The two things to actually do:

  1. Buy or pack a Type I-compatible adapter
  2. Flip the switch on the wall outlet (this catches more visitors than anything else)

Voltage is the same as the UK and EU, so for those travelers nothing else matters. For US travelers, the dual-voltage check is the difference between working chargers and dead devices.

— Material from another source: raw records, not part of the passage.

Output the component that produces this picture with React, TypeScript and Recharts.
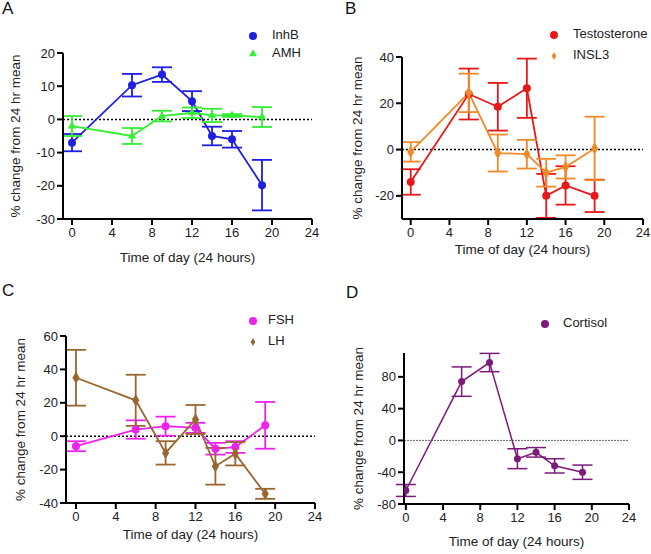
import React from 'react'
import { LineChart, Line, XAxis, YAxis, ErrorBar, ReferenceLine, Legend, Symbols } from 'recharts'

// sampling times (hours) shared by every panel
const hours = [0, 6, 9, 12, 14, 16, 19]
const xTicks = [0, 4, 8, 12, 16, 20, 24]

// A
const inhbMean = [-7, 10.3, 13.5, 5.5, -5, -6, -19.8]
const inhbErr = [2.6, 3.4, 2.2, 3, 2.8, 2.5, 7.6]
const amhMean = [-2, -5, 1, 2, 1.2, 1.2, 0.7]
const amhErr = [3, 2.4, 1.6, 1.6, 2, 0.4, 3]

// B
const testoMean = [-14, 24, 18.5, 26.5, -20, -15.5, -20]
const testoErr = [5.5, 11, 10.3, 12.8, 9.5, 8.3, 7]
const insl3Mean = [-1, 24.5, -1.5, -2, -10, -7.5, 0.5]
const insl3Err = [4.2, 8.3, 8, 6.2, 6, 5, 13.7]

// C
const fshMean = [-6, 4, 6, 5, -7.5, -6.5, 6.5]
const fshErr = [3, 5.5, 5.7, 3, 3.5, 3.5, 14]
const lhMean = [35, 21.5, -10, 10, -18, -10.5, -34.5]
const lhErr = [16.7, 15.3, 7, 8.7, 11, 7, 3]

// D
const cortMean = [-63, 74, 98, -23, -15, -32, -40]
const cortErr = [7.5, 18.5, 11.5, 12.5, 6, 9, 9]

type Shape = 'circle' | 'triangle' | 'diamond'

interface Series {
  name: string
  mean: number[]
  err: number[]
  color: string
  shape: Shape
}

interface PanelProps {
  letter: string
  series: Series[]
  yDomain: [number, number]
  yTicks: number[]
  xMin: number
  x: number
  y: number
  w: number
  h: number
  labelX: number
  axisX: number
  top: number
  right: number
  bottom: number
  xLabelOffset: number
  legendLeft: number
  legendTop: number
  legendLine: number
  legendPad: number
  letterX: number
  letterY: number
  dotR?: number
  lineW?: number
  refColor?: string
  refDash?: string
  refWidth?: number
}

const tickStyle = { fill: '#222', fontSize: 13 }

function makeDot(color: string, shape: Shape, r: number) {
  if (shape === 'circle') return { r, fill: color, stroke: color, strokeWidth: 0 }
  return (p: any) => (
    <Symbols
      key={`dot-${p.index}`}
      cx={p.cx}
      cy={p.cy}
      type={shape}
      size={shape === 'triangle' ? 30 : 44}
      fill={color}
    />
  )
}

function Panel(props: PanelProps) {
  const { series } = props
  const data = hours.map((hr, i) => {
    const row: any = { hour: hr }
    series.forEach((s, k) => {
      row[`v${k}`] = s.mean[i]
      row[`e${k}`] = s.err[i]
    })
    return row
  })
  const lineW = props.lineW || 1.8

  return (
    <div style={{ position: 'absolute', left: props.x, top: props.y, width: props.w, height: props.h }}>
      <div style={{ position: 'absolute', left: props.letterX, top: props.letterY, fontSize: 17, lineHeight: '17px', color: '#111' }}>
        {props.letter}
      </div>
      <LineChart
        width={props.w}
        height={props.h}
        data={data}
        margin={{ top: props.top, right: props.w - props.right, bottom: 0, left: props.labelX }}
      >
        <XAxis
          dataKey="hour"
          type="number"
          domain={[props.xMin, 24]}
          ticks={xTicks}
          allowDataOverflow
          height={props.h - props.bottom}
          axisLine={{ stroke: '#000', strokeWidth: 2 }}
          tickLine={{ stroke: '#000', strokeWidth: 2 }}
          tickSize={6}
          tickMargin={3}
          tick={tickStyle}
          interval={0}
          label={{ value: 'Time of day (24 hours)', position: 'insideBottom', offset: props.xLabelOffset, fill: '#222', fontSize: 13.5 }}
        />
        <YAxis
          type="number"
          domain={props.yDomain}
          ticks={props.yTicks}
          allowDataOverflow
          width={props.axisX - props.labelX}
          axisLine={{ stroke: '#000', strokeWidth: 2 }}
          tickLine={{ stroke: '#000', strokeWidth: 2 }}
          tickSize={6}
          tickMargin={2}
          tick={tickStyle}
          interval={0}
          label={{
            value: '% change from 24 hr mean',
            angle: -90,
            position: 'insideLeft',
            offset: 0,
            fill: '#222',
            fontSize: 13.5,
            style: { textAnchor: 'middle' },
          }}
        />
        <ReferenceLine
          y={0}
          stroke={props.refColor || '#000'}
          strokeDasharray={props.refDash || '2 2'}
          strokeWidth={props.refWidth || 1.5}
        />
        <Legend
          layout="vertical"
          align="center"
          verticalAlign="middle"
          iconSize={8}
          itemSorter="dataKey"
          wrapperStyle={{
            left: props.legendLeft,
            top: props.legendTop,
            fontSize: 13,
            lineHeight: `${props.legendLine}px`,
          }}
          formatter={(v: any) => <span style={{ color: '#222', paddingLeft: props.legendPad }}>{v}</span>}
        />
        {series.map((s, k) => (
          <Line
            key={s.name}
            name={s.name}
            dataKey={`v${k}`}
            type="linear"
            stroke={s.color}
            strokeWidth={lineW}
            dot={makeDot(s.color, s.shape, props.dotR || 4) as any}
            activeDot={false}
            legendType={s.shape}
            isAnimationActive={false}
          >
            <ErrorBar dataKey={`e${k}`} direction="y" width={10} strokeWidth={lineW} stroke={s.color} />
          </Line>
        ))}
      </LineChart>
    </div>
  )
}

export default function App() {
  return (
    <div
      style={{
        position: 'absolute',
        left: 0,
        top: 0,
        width: 651,
        height: 554,
        background: '#fff',
        fontFamily: '"Liberation Sans", Arial, sans-serif',
      }}
    >
      <Panel
        letter="A"
        series={[
          { name: 'InhB', mean: inhbMean, err: inhbErr, color: '#1f1fe0', shape: 'circle' },
          { name: 'AMH', mean: amhMean, err: amhErr, color: '#33ee33', shape: 'triangle' },
        ]}
        yDomain={[-30, 20]}
        yTicks={[-30, -20, -10, 0, 10, 20]}
        xMin={-0.9}
        x={0}
        y={0}
        w={325}
        h={277}
        labelX={15}
        axisX={63}
        top={53}
        right={312}
        bottom={219}
        xLabelOffset={15}
        legendLeft={249}
        legendTop={26}
        legendLine={18}
        legendPad={11}
        letterX={2}
        letterY={0}
      />
      <Panel
        letter="B"
        series={[
          { name: 'Testosterone', mean: testoMean, err: testoErr, color: '#e81818', shape: 'circle' },
          { name: 'INSL3', mean: insl3Mean, err: insl3Err, color: '#f08a28', shape: 'diamond' },
        ]}
        yDomain={[-30, 40]}
        yTicks={[-20, 0, 20, 40]}
        xMin={-0.9}
        x={325}
        y={0}
        w={326}
        h={277}
        labelX={32}
        axisX={77}
        top={57}
        right={318}
        bottom={219}
        xLabelOffset={23}
        legendLeft={225}
        legendTop={23}
        legendLine={21}
        legendPad={11}
        letterX={20}
        letterY={0}
      />
      <Panel
        letter="C"
        series={[
          { name: 'FSH', mean: fshMean, err: fshErr, color: '#ee22ee', shape: 'circle' },
          { name: 'LH', mean: lhMean, err: lhErr, color: '#9a6630', shape: 'diamond' },
        ]}
        yDomain={[-40, 60]}
        yTicks={[-40, -20, 0, 20, 40, 60]}
        xMin={-1}
        x={0}
        y={277}
        w={325}
        h={277}
        labelX={20}
        axisX={66}
        top={59}
        right={315}
        bottom={226}
        xLabelOffset={15}
        legendLeft={249}
        legendTop={32}
        legendLine={21}
        legendPad={7}
        letterX={2}
        letterY={5}
      />
      <Panel
        letter="D"
        series={[{ name: 'Cortisol', mean: cortMean, err: cortErr, color: '#7b1a7b', shape: 'circle' }]}
        yDomain={[-80, 110]}
        yTicks={[-80, -40, 0, 40, 80]}
        xMin={-0.2}
        x={325}
        y={277}
        w={326}
        h={277}
        labelX={33}
        axisX={79}
        top={76}
        right={304}
        bottom={227}
        xLabelOffset={8}
        legendLeft={216}
        legendTop={36}
        legendLine={20}
        legendPad={10}
        letterX={21}
        letterY={7}
        dotR={3.5}
        lineW={1.5}
        refColor="#666"
        refDash="2 1"
        refWidth={1}
      />
    </div>
  )
}
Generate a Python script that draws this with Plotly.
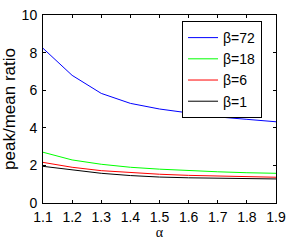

Frequently asked questions

What plug does Australia use?
Australia uses the Type I plug, two flat pins angled at 30 degrees from vertical forming a V shape, plus a vertical earth pin below. The same plug is used in New Zealand, Fiji, Papua New Guinea, parts of Argentina, and China (with slightly different pin angles).
Is Australia 220 V or 240 V?
Officially 230 V at 50 Hz since harmonization, but Australian outlets typically deliver 240 V in practice (the grid was built to a 240 V standard). Any device rated 220-240 V works perfectly; modern 100-240 V chargers handle it without issue.
Can I use a US plug in Australia?
Not without an adapter, US two-pin and three-pin plugs are physically incompatible with the Australian angled-pin Type I socket. You also need to verify your device is dual voltage, since Australia is 230-240 V vs the US 120 V.
Do Australian sockets have on/off switches?
Yes, almost universally. Every Australian wall socket has a small rocker switch beside it that physically interrupts power. If you plug a device in and nothing happens, check the switch first. This catches more travelers than the plug shape does.
Is the Australian plug the same as the Chinese plug?
Visually similar but not identical. The pin angles in Chinese Type I plugs are slightly different from Australian. An Australian plug usually fits a Chinese socket, but a Chinese plug may not seat properly in an Australian socket. For travel between the two, use an adapter rather than relying on direct fit.